Over the years heart pain for me has meant break-ups and miscarriage, the loss of a mother-and-family dream, and the struggle to forgive certain people – including myself.
Heart pain is the actual worst.
And yet I can think of of no one on my most-favorite-persons list who hasn’t had their share of heart pain.
It’s part of what makes them deeper, kinder, funnier, more empathetic, and most interesting.
The other thing I know about heart pain is that after that, your other pains pale in comparison.
It’s like this little voice popping up on the trail, the ER, the waiting room: fist-bumping you, “You got this.”
Here is what I know
Oprah asks her guests on Super Soul Sunday, “What do you know for sure?”

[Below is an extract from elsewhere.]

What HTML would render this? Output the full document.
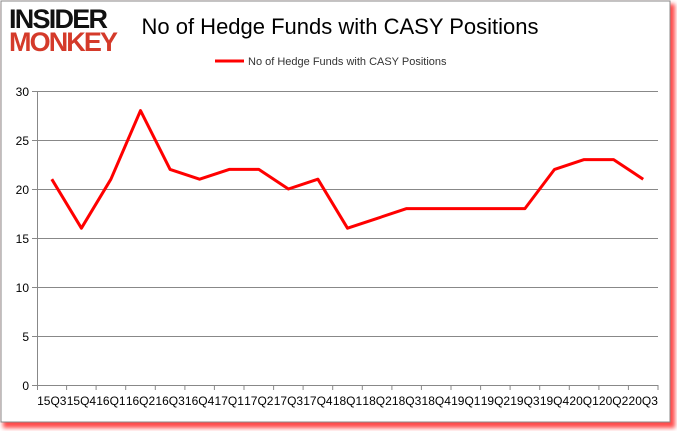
<!DOCTYPE html>
<html><head><style>
html,body{margin:0;padding:0;background:#fff;}
body{width:677px;height:431px;overflow:hidden;font-family:"Liberation Sans",sans-serif;}
</style></head><body>
<svg width="677" height="431" xmlns="http://www.w3.org/2000/svg">
<defs><filter id="b"><feGaussianBlur stdDeviation="2"/></filter></defs>
<rect x="3" y="4" width="672" height="424" fill="#f00" opacity="0.7" filter="url(#b)"/>
<rect x="1" y="1" width="669" height="421" fill="#fff" stroke="#888" stroke-width="1"/>
<text x="9" y="28" font-size="27" font-weight="bold" fill="#111" letter-spacing="1" textLength="100">INSIDER</text>
<text x="9" y="51" font-size="27" font-weight="bold" fill="#d43a2a" letter-spacing="1" textLength="110">MONKEY</text>
<text x="340" y="34" font-size="22" text-anchor="middle" fill="#000">No of Hedge Funds with CASY Positions</text>
<line x1="215" y1="61" x2="244" y2="61" stroke="#f00" stroke-width="3"/>
<text x="248" y="65" font-size="11" fill="#333">No of Hedge Funds with CASY Positions</text>
<g stroke="#888" stroke-width="1">
<line x1="37" y1="91.5" x2="658" y2="91.5"/>
<line x1="37" y1="140.5" x2="658" y2="140.5"/>
<line x1="37" y1="189.5" x2="658" y2="189.5"/>
<line x1="37" y1="238.5" x2="658" y2="238.5"/>
<line x1="37" y1="287.5" x2="658" y2="287.5"/>
<line x1="37" y1="336.5" x2="658" y2="336.5"/>
<line x1="37" y1="385.5" x2="658" y2="385.5"/>
<line x1="37.5" y1="91" x2="37.5" y2="390"/>
<line x1="32" y1="91.5" x2="37" y2="91.5"/><line x1="32" y1="140.5" x2="37" y2="140.5"/><line x1="32" y1="189.5" x2="37" y2="189.5"/><line x1="32" y1="238.5" x2="37" y2="238.5"/><line x1="32" y1="287.5" x2="37" y2="287.5"/><line x1="32" y1="336.5" x2="37" y2="336.5"/><line x1="32" y1="385.5" x2="37" y2="385.5"/>
<line x1="66.6" y1="385" x2="66.6" y2="390"/><line x1="96.1" y1="385" x2="96.1" y2="390"/><line x1="125.7" y1="385" x2="125.7" y2="390"/><line x1="155.3" y1="385" x2="155.3" y2="390"/><line x1="184.9" y1="385" x2="184.9" y2="390"/><line x1="214.4" y1="385" x2="214.4" y2="390"/><line x1="244" y1="385" x2="244" y2="390"/><line x1="273.6" y1="385" x2="273.6" y2="390"/><line x1="303.1" y1="385" x2="303.1" y2="390"/><line x1="332.7" y1="385" x2="332.7" y2="390"/><line x1="362.3" y1="385" x2="362.3" y2="390"/><line x1="391.9" y1="385" x2="391.9" y2="390"/><line x1="421.4" y1="385" x2="421.4" y2="390"/><line x1="451" y1="385" x2="451" y2="390"/><line x1="480.6" y1="385" x2="480.6" y2="390"/><line x1="510.1" y1="385" x2="510.1" y2="390"/><line x1="539.7" y1="385" x2="539.7" y2="390"/><line x1="569.3" y1="385" x2="569.3" y2="390"/><line x1="598.9" y1="385" x2="598.9" y2="390"/><line x1="628.4" y1="385" x2="628.4" y2="390"/><line x1="658" y1="385" x2="658" y2="390"/>
</g>
<g font-size="12" fill="#000" text-anchor="end">
<text x="29" y="96">30</text><text x="29" y="145">25</text><text x="29" y="194">20</text><text x="29" y="243">15</text><text x="29" y="292">10</text><text x="29" y="341">5</text><text x="29" y="390">0</text>
</g>
<g font-size="12" fill="#000" text-anchor="middle">
<text x="51.8" y="405">15Q3</text><text x="81.4" y="405">15Q4</text><text x="110.9" y="405">16Q1</text><text x="140.5" y="405">16Q2</text><text x="170.1" y="405">16Q3</text><text x="199.6" y="405">16Q4</text><text x="229.2" y="405">17Q1</text><text x="258.8" y="405">17Q2</text><text x="288.4" y="405">17Q3</text><text x="317.9" y="405">17Q4</text><text x="347.5" y="405">18Q1</text><text x="377.1" y="405">18Q2</text><text x="406.6" y="405">18Q3</text><text x="436.2" y="405">18Q4</text><text x="465.8" y="405">19Q1</text><text x="495.4" y="405">19Q2</text><text x="524.9" y="405">19Q3</text><text x="554.5" y="405">19Q4</text><text x="584.1" y="405">20Q1</text><text x="613.6" y="405">20Q2</text><text x="643.2" y="405">20Q3</text>
</g>
<polyline fill="none" stroke="#f00" stroke-width="3" stroke-linejoin="round" points="51.8,179.2 81.4,228.2 110.9,179.2 140.5,110.6 170.1,169.4 199.6,179.2 229.2,169.4 258.8,169.4 288.4,189 317.9,179.2 347.5,228.2 377.1,218.4 406.6,208.6 436.2,208.6 465.8,208.6 495.4,208.6 524.9,208.6 554.5,169.4 584.1,159.6 613.6,159.6 643.2,179.2"/>
</svg>
</body></html>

Thru-hiking is an often misunderstood experience:
But here is what I also know for sure:
That thru-hiking prepares you for the pain of life, however and whenever it comes.

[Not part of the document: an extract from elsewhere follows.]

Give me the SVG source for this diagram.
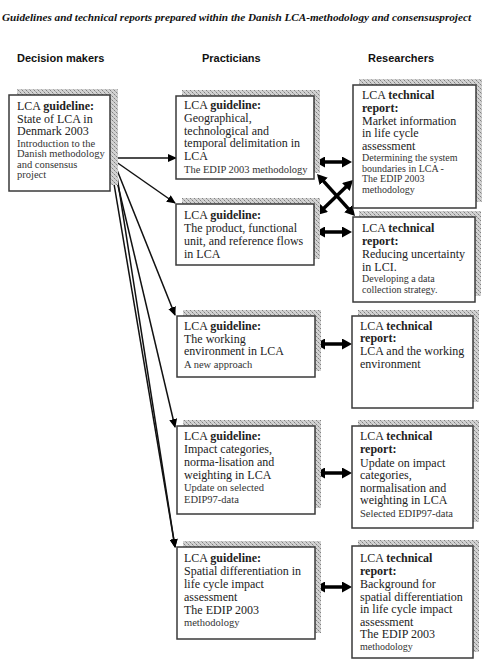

As a thru-hiker you learn…
1. To start slow
How well I remember the slowness of my first month hiking the AT:
My pace was slow. Setting up my tent was slow. Assembling my pack, lighting my stove, making a dinner- all of it painfully slow.
I found myself repeating my friend Anna’s mantra: “Incompetence before competence.”

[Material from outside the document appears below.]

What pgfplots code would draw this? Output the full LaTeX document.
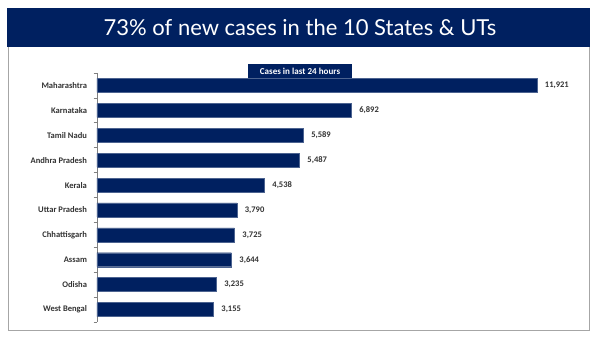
\documentclass[border=0pt]{standalone}
\usepackage{pgfplots}
\pgfplotsset{compat=1.18}
\usepackage{fontspec}
\setmainfont{Carlito}
\newfontfamily\titlefont{Lato}
\definecolor{navy}{HTML}{002060}
\definecolor{lbl}{HTML}{333333}
\begin{document}
\begin{tikzpicture}
\useasboundingbox (0,0) rectangle (450pt,253.5pt);
\fill[white] (0,0) rectangle (450pt,253.5pt);
% frame
\draw[gray!70, line width=0.6pt] (6pt,218.25pt) -- (6pt,6pt) -- (441.75pt,6pt) -- (441.75pt,218.25pt);
% banner
\fill[navy] (5.25pt,218.25pt) rectangle (442.5pt,247.5pt);
\node[text=white, font=\titlefont\fontsize{16.5}{20}\selectfont] at (225pt,233.25pt) {73\% of new cases in the 10 States \& UTs};
% subtitle
\node[fill=navy, text=white, font=\bfseries\fontsize{6.8}{7.5}\selectfont, inner sep=1.5pt, minimum width=78pt, minimum height=10.5pt] at (225pt,200.25pt) {Cases in last 24 hours};
\begin{axis}[
  at={(72.75pt,12pt)}, anchor=south west,
  scale only axis, width=360pt, height=186.75pt,
  xbar, bar width=10.5pt,
  xmin=0, xmax=13005,
  ymin=-0.5, ymax=9.5, y dir=reverse,
  axis x line=none,
  axis y line*=left,
  y axis line style={gray, line width=0.5pt, -},
  ytick={0,...,9},
  yticklabels={Maharashtra,Karnataka,Tamil Nadu,Andhra Pradesh,Kerala,Uttar Pradesh,Chhattisgarh,Assam,Odisha,West Bengal},
  major tick length=0pt,
  minor ytick={-0.5,0.5,...,9.5},
  minor tick length=2.5pt,
  tick align=outside,
  minor tick style={gray, line width=0.5pt},
  yticklabel style={font=\bfseries\fontsize{6.4}{7}\selectfont, text=lbl, xshift=-4pt},
  /pgf/number format/assume math mode=true,
  nodes near coords={\pgfmathprintnumber[1000 sep={,}, assume math mode=true]{\pgfplotspointmeta}},
  nodes near coords align={horizontal},
  every node near coord/.append style={font=\bfseries\fontsize{6.4}{7}\selectfont, text=lbl, anchor=west, xshift=2.5pt},
  point meta=explicit symbolic,
  clip=false,
]
\addplot[fill=navy, draw=navy!70!white, line width=0.3pt] coordinates {
(11921,0) [11921]
(6892,1) [6892]
(5589,2) [5589]
(5487,3) [5487]
(4538,4) [4538]
(3790,5) [3790]
(3725,6) [3725]
(3644,7) [3644]
(3235,8) [3235]
(3155,9) [3155]
};
\end{axis}
\end{tikzpicture}
\end{document}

I would remind myself when I got impatient, “Slow is better than fast.” “Soft is better than hard.”
And now each day is an exercise in patience as I make my way through the crosswalk with crutches, aware that I’m holding up traffic.
In spite of my pre-coffee clumsiness and the balance required to hop on one leg, I summon the effort to get out of bed each morning.
Instead of preparing to hike 20 miles, I manage small goals like making breakfast without spilling on the floor.
Now these are my people
While I know that my handicap is (hopefully) temporary, I feel a new solidarity with all differently-abled and elderly people who struggle to do basic tasks.
I see folks in town in wheelchairs and walkers, people slowly making their way with a cane, and think “I’m with you.”
Slowing down, especially when it’s not by choice, forces you to notice things. It puts you in the vulnerable place of needing others’ help and not always feeling competent.
A gesture as small as someone pausing to open the door for me and smile, rather than rushing around me as an obstacle in their way, feels like trail magic.
2. To adjust your goals
How recent it seems that we were confidently crossing into New Jersey, oblivious to all possibility of harm:
I see this and think, “How am I kneeling down like that, pack on and all?”
“How long will it be before I put that kind of weight on my right foot and ankle again?”
The next time I see Django we are working on my new modest goal: crutching the quarter-mile to a park bench on a hill.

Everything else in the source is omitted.